FORMER prime minister Gordon Brown has urged Yes and No supporters to come together in a new community organisation to fight for social justice.

In one of his final speeches before stepping down as an MP, Mr Brown said people on either side of the independence debate were equally motivated by a desire for change.

Speaking in a church hall in the east end of Glasgow, he said: "I believe we should be putting our energy into a community organisation that can spread across the whole of Scotland," he said.

"Not Yes Scotland, not No Scotland, but Serve Scotland."

Mr Brown argued that the world is becoming more integrated, interconnected, networked and interdependent.

"Fifty years ago John Kennedy, the president of the United States, said: 'We used to have a Declaration of Independence, now we need a declaration of inter-dependence," he said.

"Even the Scottish National Party now recognise that they need to be part of an inter-dependent world."

He defended his decision to introduce tuition fees, insisting free tuition in Scotland is being paid for at the expense of poorer student grants and college funding.

Mr Brown was accused of "encumbering" young people with fees by a local high school student following his speech.

The pupil, from St Mungo's Academy, said: "You were the chancellor of the exchequer that introduced tuition fees, so how can you speak of empowering future generations when you introduced legislation which has encumbered future generations?"

Mr Brown said: "When we introduced tuition fees, and I had my own views on this which I won't go into this evening, they were at £3,000.

"In 2007 we also added protection for poorer students around the maintenance costs that they had, and that is why Ed Miliband is determined that he can get tuition fees down as low as possible as he announced in his policy last week.
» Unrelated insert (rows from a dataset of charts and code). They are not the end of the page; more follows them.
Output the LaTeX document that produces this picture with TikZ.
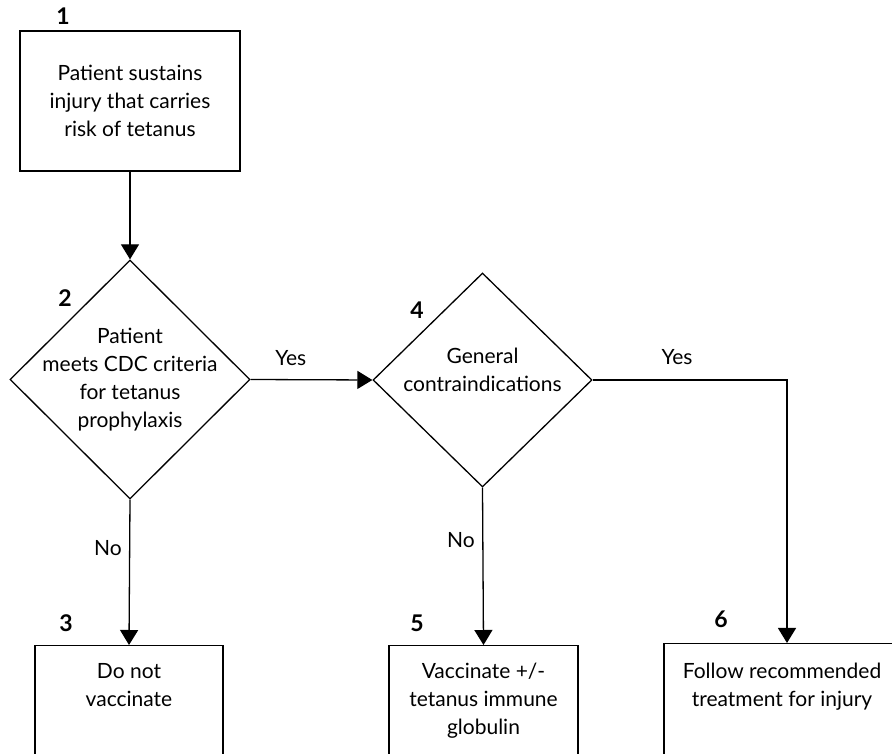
\documentclass[tikz,border=0pt]{standalone}
\usepackage{fontspec}
\setmainfont{Lato}
\usetikzlibrary{shapes.geometric,arrows.meta,positioning}

\tikzset{
  box/.style={draw, line width=1.3pt, align=center, inner sep=0pt},
  openbox/.style={box, anchor=north, inner ysep=14pt, text depth=130pt},
  decision/.style={draw, diamond, line width=1.3pt, align=center, inner xsep=-50pt, inner ysep=0pt},
  num/.style={font=\fontsize{23}{23}\selectfont\bfseries},
  flow/.style={line width=1.3pt, -{Triangle[length=15pt,width=18pt]}}
}

\begin{document}
\begin{tikzpicture}[x=1pt, y=1pt, font=\fontsize{21}{28}\selectfont]
    \useasboundingbox (0,0) rectangle (892,753);
    \clip (0,0) rectangle (892,753);

    \node[box, minimum width=220pt, minimum height=140pt] (b1) at (130,652) {Patient sustains\\injury that carries\\risk of tetanus};
    \node[decision, minimum width=240pt, minimum height=239pt] (d2) at (130,373.5) {Patient\\meets CDC criteria\\for tetanus\\prophylaxis};
    \node[decision, minimum width=219pt, minimum height=214pt, text depth=20pt] (d4) at (482.5,373) {General\\contraindications};
    \node[openbox, minimum width=188pt, text height=47pt] (b3) at (129,108) {Do not\\vaccinate};
    \node[openbox, minimum width=189pt, text height=75pt] (b5) at (483.5,108) {Vaccinate +/-\\tetanus immune\\globulin};
    \node[openbox, minimum width=236pt, text height=49pt] (b6) at (782,110) {Follow recommended\\treatment for injury};
    \coordinate (c6) at (787,373);

    \node[num] (n1) at (63,737) {1};
    \node[num] (n2) at (65,455) {2};
    \node[num] (n3) at (66,130) {3};
    \node[num] (n4) at (417,443) {4};
    \node[num] (n5) at (417,130) {5};
    \node[num] (n6) at (721,134) {6};

    \draw[flow] (b1.south) -- (d2.north);
    \draw[flow] (d2.east) -- (d4.west) node[pos=.33, above=10pt] (y1) {Yes};
    \draw[flow] (d2.south) -- (b3.north) node[pos=.33, left=4pt] (no1) {No};
    \draw[flow] (d4.south) -- (b5.north) node[pos=.33, left=4pt] (no2) {No};
    \draw[flow] (d4.east) -- (c6) -- (c6 |- b6.north);
    \node (y2) at (677,396) {Yes};
\end{tikzpicture}
\end{document}
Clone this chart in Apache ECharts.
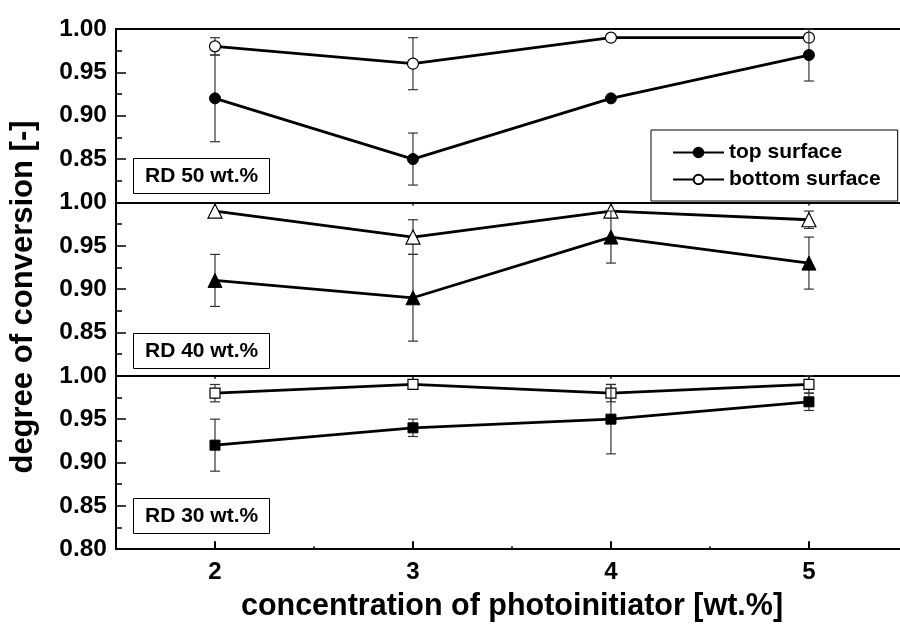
<!DOCTYPE html>
<html>
<head>
<meta charset="utf-8">
<script src="https://cdn.jsdelivr.net/npm/echarts@6/dist/echarts.min.js"></script>
<style>
  html, body { margin: 0; padding: 0; background: #fff; }
  #chart { width: 900px; height: 624px; }
</style>
</head>
<body>
<div id="chart"></div>
<script>
// Photoinitiator concentration [wt.%]
const concentration = [2, 3, 4, 5];
const xTickValues = [2, 3, 4, 5];
const xMinorTickValues = [2.5, 3.5, 4.5];

// Degree of conversion, RD 50 wt.%
const rd50Top = [0.92, 0.85, 0.92, 0.97];
const rd50TopErr = [0.05, 0.03, 0, 0.03];
const rd50Bottom = [0.98, 0.96, 0.99, 0.99];
const rd50BottomErr = [0.01, 0.03, 0, 0];

// Degree of conversion, RD 40 wt.%
const rd40Top = [0.91, 0.89, 0.96, 0.93];
const rd40TopErr = [0.03, 0.05, 0.03, 0.03];
const rd40Bottom = [0.99, 0.96, 0.99, 0.98];
const rd40BottomErr = [0, 0.02, 0, 0.01];

// Degree of conversion, RD 30 wt.%
const rd30Top = [0.92, 0.94, 0.95, 0.97];
const rd30TopErr = [0.03, 0.01, 0.04, 0.01];
const rd30Bottom = [0.98, 0.99, 0.98, 0.99];
const rd30BottomErr = [0.01, 0, 0.01, 0.01];

const panelLabels = ['RD 50 wt.%', 'RD 40 wt.%', 'RD 30 wt.%'];
const seriesNames = ['top surface', 'bottom surface'];

const FONT = '"Liberation Sans", Arial, Helvetica, sans-serif';

const panels = [
  { label: panelLabels[0], symbol: 'circle', size: 11, top: rd50Top, topErr: rd50TopErr, bottom: rd50Bottom, bottomErr: rd50BottomErr },
  { label: panelLabels[1], symbol: 'triangle', size: 14, top: rd40Top, topErr: rd40TopErr, bottom: rd40Bottom, bottomErr: rd40BottomErr },
  { label: panelLabels[2], symbol: 'rect', size: 10, top: rd30Top, topErr: rd30TopErr, bottom: rd30Bottom, bottomErr: rd30BottomErr }
];

// Layout of the three stacked panels (the x range runs off the right edge)
const xMin = 1.5, xMax = 5.46;
const gridLeft = 116, gridHeight = 173.4;
const gridTops = [29, 202.4, 375.8];
const labelBoxTops = [158, 333, 498];

const axisLineStyle = { color: '#000', width: 2 };

function errorBar(params, api) {
  const x = api.value(0), lo = api.value(1), hi = api.value(2);
  if (!(hi > lo)) return null;
  const a = api.coord([x, hi]), b = api.coord([x, lo]);
  const cw = 5;
  const st = { stroke: '#333', lineWidth: 1.2 };
  return {
    type: 'group',
    children: [
      { type: 'line', shape: { x1: a[0], y1: a[1], x2: b[0], y2: b[1] }, style: st },
      { type: 'line', shape: { x1: a[0] - cw, y1: a[1], x2: a[0] + cw, y2: a[1] }, style: st },
      { type: 'line', shape: { x1: b[0] - cw, y1: b[1], x2: b[0] + cw, y2: b[1] }, style: st }
    ]
  };
}

const grid = [], xAxis = [], yAxis = [], series = [], title = [];

panels.forEach((p, i) => {
  grid.push({ left: gridLeft, right: 0, top: gridTops[i], height: gridHeight });

  const isLast = i === panels.length - 1;
  // bottom edge of the panel
  xAxis.push({
    gridIndex: i, type: 'value', min: xMin, max: xMax, position: 'bottom',
    axisLine: { onZero: false, lineStyle: axisLineStyle },
    axisTick: isLast ? { show: true, inside: true, length: 8, customValues: xTickValues, lineStyle: { color: '#000', width: 2 } } : { show: false },
    axisLabel: isLast ? { show: true, customValues: xTickValues, margin: 11, color: '#000', fontSize: 24, fontWeight: 'bold', fontFamily: FONT } : { show: false },
    splitLine: { show: false }
  });
  // top edge of the panel
  xAxis.push({
    gridIndex: i, type: 'value', min: xMin, max: xMax, position: 'top',
    axisLine: { onZero: false, lineStyle: axisLineStyle },
    axisTick: i > 0 ? { show: true, inside: true, length: 3, customValues: xTickValues, lineStyle: { color: '#000', width: 1.5 } } : { show: false },
    axisLabel: { show: false },
    splitLine: { show: false }
  });
  const xIdx = xAxis.length - 2;

  yAxis.push({
    gridIndex: i, type: 'value', min: 0.8, max: 1.0, interval: 0.05,
    axisLine: { onZero: false, lineStyle: axisLineStyle },
    axisTick: { show: true, inside: true, length: 10, lineStyle: { color: '#000', width: 1.5 } },
    minorTick: { show: true, splitNumber: 2, length: 6, lineStyle: { color: '#000', width: 1.5 } },
    axisLabel: {
      show: true, margin: 9, color: '#000', fontSize: 24.5, fontWeight: 'bold', fontFamily: FONT,
      showMinLabel: isLast, formatter: v => v.toFixed(2)
    },
    splitLine: { show: false }, minorSplitLine: { show: false }
  });

  const errData = (vals, errs) => concentration.map((x, k) => [x, vals[k] - errs[k], vals[k] + errs[k]]);
  const lineData = vals => concentration.map((x, k) => [x, vals[k]]);

  series.push({
    type: 'custom', renderItem: errorBar, xAxisIndex: xIdx, yAxisIndex: i,
    data: errData(p.bottom, p.bottomErr), encode: { x: 0, y: [1, 2] }, z: 2, silent: true
  });
  series.push({
    type: 'line', name: seriesNames[1], xAxisIndex: xIdx, yAxisIndex: i,
    data: lineData(p.bottom), symbol: p.symbol, symbolSize: p.size, showAllSymbol: true,
    itemStyle: { color: '#fff', borderColor: '#000', borderWidth: 1.2 },
    lineStyle: { color: '#000', width: 2.8 }, z: 3, animation: false
  });
  series.push({
    type: 'custom', renderItem: errorBar, xAxisIndex: xIdx, yAxisIndex: i,
    data: errData(p.top, p.topErr), encode: { x: 0, y: [1, 2] }, z: 4, silent: true
  });
  series.push({
    type: 'line', name: seriesNames[0], xAxisIndex: xIdx, yAxisIndex: i,
    data: lineData(p.top), symbol: p.symbol, symbolSize: p.size, showAllSymbol: true,
    itemStyle: { color: '#000', borderColor: '#000', borderWidth: 1 },
    lineStyle: { color: '#000', width: 2.8 }, z: 5, animation: false
  });

  title.push({
    text: p.label, left: 133, top: labelBoxTops[i],
    padding: [7, 12, 7, 12], borderColor: '#000', borderWidth: 1, backgroundColor: '#fff',
    textStyle: { color: '#000', fontSize: 21, fontWeight: 'bold', fontFamily: FONT, lineHeight: 22 }
  });
});

// minor ticks between the integer concentrations
xAxis.push({
  gridIndex: 2, type: 'value', min: xMin, max: xMax, position: 'bottom',
  axisLine: { show: false },
  axisTick: { show: true, inside: true, length: 3, customValues: xMinorTickValues, lineStyle: { color: '#000', width: 1.5 } },
  axisLabel: { show: false }, splitLine: { show: false }
});

const option = {
  animation: false,
  backgroundColor: '#fff',
  title,
  grid, xAxis, yAxis, series,
  legend: {
    data: seriesNames, orient: 'vertical', left: 651, top: 130,
    itemWidth: 51, itemHeight: 12, itemGap: 6,
    padding: [12, 17, 11, 21],
    borderColor: '#000', borderWidth: 1, backgroundColor: '#fff',
    selectedMode: false,
    textStyle: { color: '#000', fontSize: 21, fontWeight: 'bold', fontFamily: FONT }
  },
  graphic: [
    {
      type: 'text', x: 512, y: 607,
      style: { text: 'concentration of photoinitiator [wt.%]', align: 'center', verticalAlign: 'middle',
        font: 'bold 30.5px ' + FONT, fill: '#000' }
    },
    {
      type: 'text', x: 23, y: 297, rotation: Math.PI / 2,
      style: { text: 'degree of conversion [-]', align: 'center', verticalAlign: 'middle',
        font: 'bold 31px ' + FONT, fill: '#000' }
    }
  ]
};

const chart = echarts.init(document.getElementById('chart'), null, { renderer: 'canvas' });
chart.setOption(option);
</script>
</body>
</html>
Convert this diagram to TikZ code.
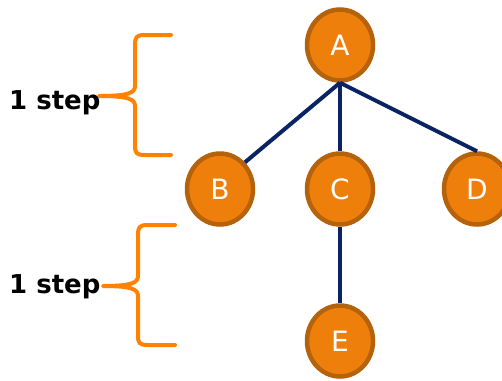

"I never argued for £9,000, I've never voted for it, I've never supported it, but we introduced tuition fees at £3,000.

"There is a view, and I think we have got to accept that this is an important view, is that the costs of higher education if everybody is going to get the chance - 50% in future years get the chance of higher education - have got to be shared between the different groups.

"But what I can't agree with is that you introduce free tuition, which is what has happened in Scotland, and then you cut the grants for poorer students."

In an earlier draft of the speech circulated in advance, Mr Brown paraphrased Kennedy's 1961 inauguration address to urge Labour to ask "not what Scotland can do for Labour, but what Labour can do for Scotland".

He attacked the SNP for focusing on "the minutiae of Westminster insider politics like confidence and supply deals" with Labour ahead of the general election, rather than "the big issues that matter such as ending poverty, unemployment, inequality and injustice in Scotland".

Mr Brown refused to be drawn into the debate sparked by Labour peer Lord Moonie, who said a Labour coalition with the Tories "would be better than one with the SNP", and Labour MP Gisela Stuart who said the party should not dismiss the possibility of a "grand coalition" with the Tories.

Mr Brown said: "I am not standing in the next term of parliament and I am not fighting the next general election so I am not going to get drawn into this business.

"I really think it is for other people to get into these conversations about what they do."

Mr Brown also said his vision of "home rule" for Scotland is similar to the principles of Labour's founders in Scotland.

"My view is that they would have come to a policy that was very similar to the one that we have now," he said.

"The maximum of autonomy where it is necessary to make your own decisions on matters where it can be done within Scotland, but sharing where it is also necessary to the benefit of the people of Scotland."